>> Begin DATA FOR THIS TASK

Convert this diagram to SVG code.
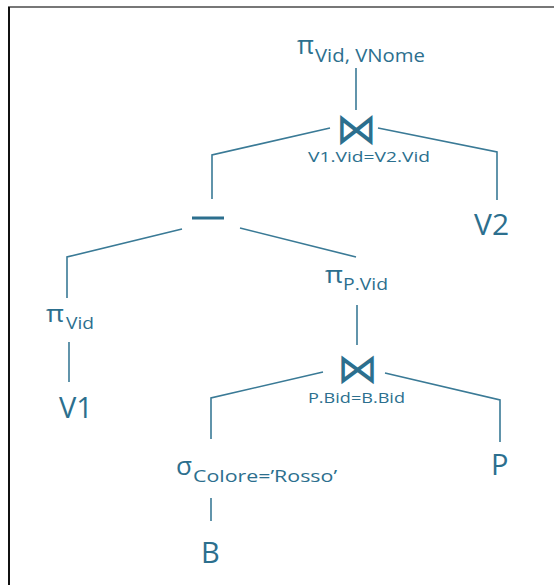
<svg xmlns="http://www.w3.org/2000/svg" width="554" height="585" viewBox="0 0 554 585">
<style>
.t{font-family:"Open Sans","Noto Sans",sans-serif;fill:#2c6f8e}
.j{font-family:"DejaVu Sans",sans-serif;fill:#2c6f8e}
.c line,.c polyline{stroke:#3a7a96;stroke-width:1.6;fill:none}
</style>
<rect width="554" height="585" fill="#fff"/>
<line x1="8" y1="7" x2="554" y2="7" stroke="#777" stroke-width="2"/>
<line x1="9" y1="7" x2="9" y2="585" stroke="#111" stroke-width="2"/>
<g class="c" id="connectors">
<line x1="356" y1="68" x2="356" y2="110"/>
<polyline points="330,128 212,155 212,199"/>
<polyline points="378,128 497,152 497,200"/>
<polyline points="182,229 67,257 67,298"/>
<line x1="240" y1="228" x2="356" y2="257"/>
<line x1="357" y1="305" x2="357" y2="345"/>
<polyline points="323,372 211,398 211,439"/>
<polyline points="385,373 500,400 500,442"/>
<line x1="69" y1="342" x2="69" y2="382"/>
<line x1="211" y1="498" x2="211" y2="521"/>
</g>
<g id="proj-top"><text class="t" x="297" y="54" font-size="25" textLength="17" lengthAdjust="spacingAndGlyphs">π</text><text class="t" x="315" y="62" font-size="19" textLength="110" lengthAdjust="spacingAndGlyphs">Vid, VNome</text></g>
<g id="join-top"><text class="j" x="336" y="144" font-size="44" textLength="41" lengthAdjust="spacingAndGlyphs">⋈</text><text class="t" x="308" y="162" font-size="14" textLength="122" lengthAdjust="spacingAndGlyphs">V1.Vid=V2.Vid</text></g>
<g id="v2"><text class="t" x="474" y="235" font-size="30">V2</text></g>
<g id="minus"><rect x="192" y="216.5" width="32" height="3" fill="#2c6f8e"/></g>
<g id="proj-vid"><text class="t" x="46" y="322" font-size="24" textLength="18" lengthAdjust="spacingAndGlyphs">π</text><text class="t" x="66" y="329" font-size="17" textLength="28" lengthAdjust="spacingAndGlyphs">Vid</text></g>
<g id="v1"><text class="t" x="59" y="418" font-size="29">V1</text></g>
<g id="proj-pvid"><text class="t" x="325" y="283" font-size="24" textLength="18" lengthAdjust="spacingAndGlyphs">π</text><text class="t" x="343" y="290" font-size="17" textLength="45" lengthAdjust="spacingAndGlyphs">P.Vid</text></g>
<g id="join-bot"><text class="j" x="337" y="383" font-size="42" textLength="41" lengthAdjust="spacingAndGlyphs">⋈</text><text class="t" x="308" y="403" font-size="14" textLength="97" lengthAdjust="spacingAndGlyphs">P.Bid=B.Bid</text></g>
<g id="select"><text class="t" x="176" y="475" font-size="26" textLength="16" lengthAdjust="spacingAndGlyphs">σ</text><text class="t" x="193" y="482" font-size="17" textLength="144" lengthAdjust="spacingAndGlyphs">Colore=’Rosso’</text></g>
<g id="p"><text class="t" x="491" y="475" font-size="29">P</text></g>
<g id="b"><text class="t" x="201" y="563" font-size="29">B</text></g>
</svg>
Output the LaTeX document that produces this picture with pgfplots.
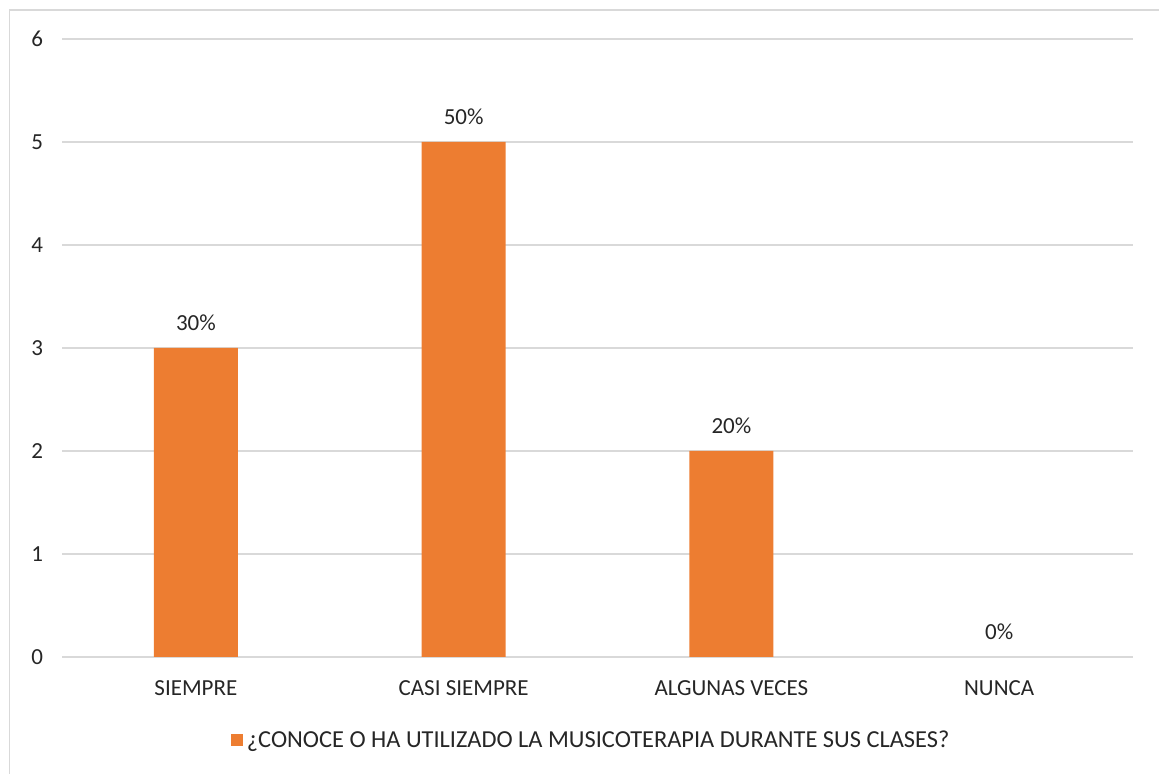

>> End DATA FOR THIS TASK

Your task is to reproduce all of the material exactly. The pictures stay out.

Convert this diagram to SVG code.
<svg xmlns="http://www.w3.org/2000/svg" width="554" height="585" viewBox="0 0 554 585">
<style>
.t{font-family:"Open Sans","Noto Sans",sans-serif;fill:#2c6f8e}
.j{font-family:"DejaVu Sans",sans-serif;fill:#2c6f8e}
.c line,.c polyline{stroke:#3a7a96;stroke-width:1.6;fill:none}
</style>
<rect width="554" height="585" fill="#fff"/>
<line x1="8" y1="7" x2="554" y2="7" stroke="#777" stroke-width="2"/>
<line x1="9" y1="7" x2="9" y2="585" stroke="#111" stroke-width="2"/>
<g class="c" id="connectors">
<line x1="356" y1="68" x2="356" y2="110"/>
<polyline points="330,128 212,155 212,199"/>
<polyline points="378,128 497,152 497,200"/>
<polyline points="182,229 67,257 67,298"/>
<line x1="240" y1="228" x2="356" y2="257"/>
<line x1="357" y1="305" x2="357" y2="345"/>
<polyline points="323,372 211,398 211,439"/>
<polyline points="385,373 500,400 500,442"/>
<line x1="69" y1="342" x2="69" y2="382"/>
<line x1="211" y1="498" x2="211" y2="521"/>
</g>
<g id="proj-top"><text class="t" x="297" y="54" font-size="25" textLength="17" lengthAdjust="spacingAndGlyphs">π</text><text class="t" x="315" y="62" font-size="19" textLength="110" lengthAdjust="spacingAndGlyphs">Vid, VNome</text></g>
<g id="join-top"><text class="j" x="336" y="144" font-size="44" textLength="41" lengthAdjust="spacingAndGlyphs">⋈</text><text class="t" x="308" y="162" font-size="14" textLength="122" lengthAdjust="spacingAndGlyphs">V1.Vid=V2.Vid</text></g>
<g id="v2"><text class="t" x="474" y="235" font-size="30">V2</text></g>
<g id="minus"><rect x="192" y="216.5" width="32" height="3" fill="#2c6f8e"/></g>
<g id="proj-vid"><text class="t" x="46" y="322" font-size="24" textLength="18" lengthAdjust="spacingAndGlyphs">π</text><text class="t" x="66" y="329" font-size="17" textLength="28" lengthAdjust="spacingAndGlyphs">Vid</text></g>
<g id="v1"><text class="t" x="59" y="418" font-size="29">V1</text></g>
<g id="proj-pvid"><text class="t" x="325" y="283" font-size="24" textLength="18" lengthAdjust="spacingAndGlyphs">π</text><text class="t" x="343" y="290" font-size="17" textLength="45" lengthAdjust="spacingAndGlyphs">P.Vid</text></g>
<g id="join-bot"><text class="j" x="337" y="383" font-size="42" textLength="41" lengthAdjust="spacingAndGlyphs">⋈</text><text class="t" x="308" y="403" font-size="14" textLength="97" lengthAdjust="spacingAndGlyphs">P.Bid=B.Bid</text></g>
<g id="select"><text class="t" x="176" y="475" font-size="26" textLength="16" lengthAdjust="spacingAndGlyphs">σ</text><text class="t" x="193" y="482" font-size="17" textLength="144" lengthAdjust="spacingAndGlyphs">Colore=’Rosso’</text></g>
<g id="p"><text class="t" x="491" y="475" font-size="29">P</text></g>
<g id="b"><text class="t" x="201" y="563" font-size="29">B</text></g>
</svg>
Output the LaTeX document that produces this picture with pgfplots.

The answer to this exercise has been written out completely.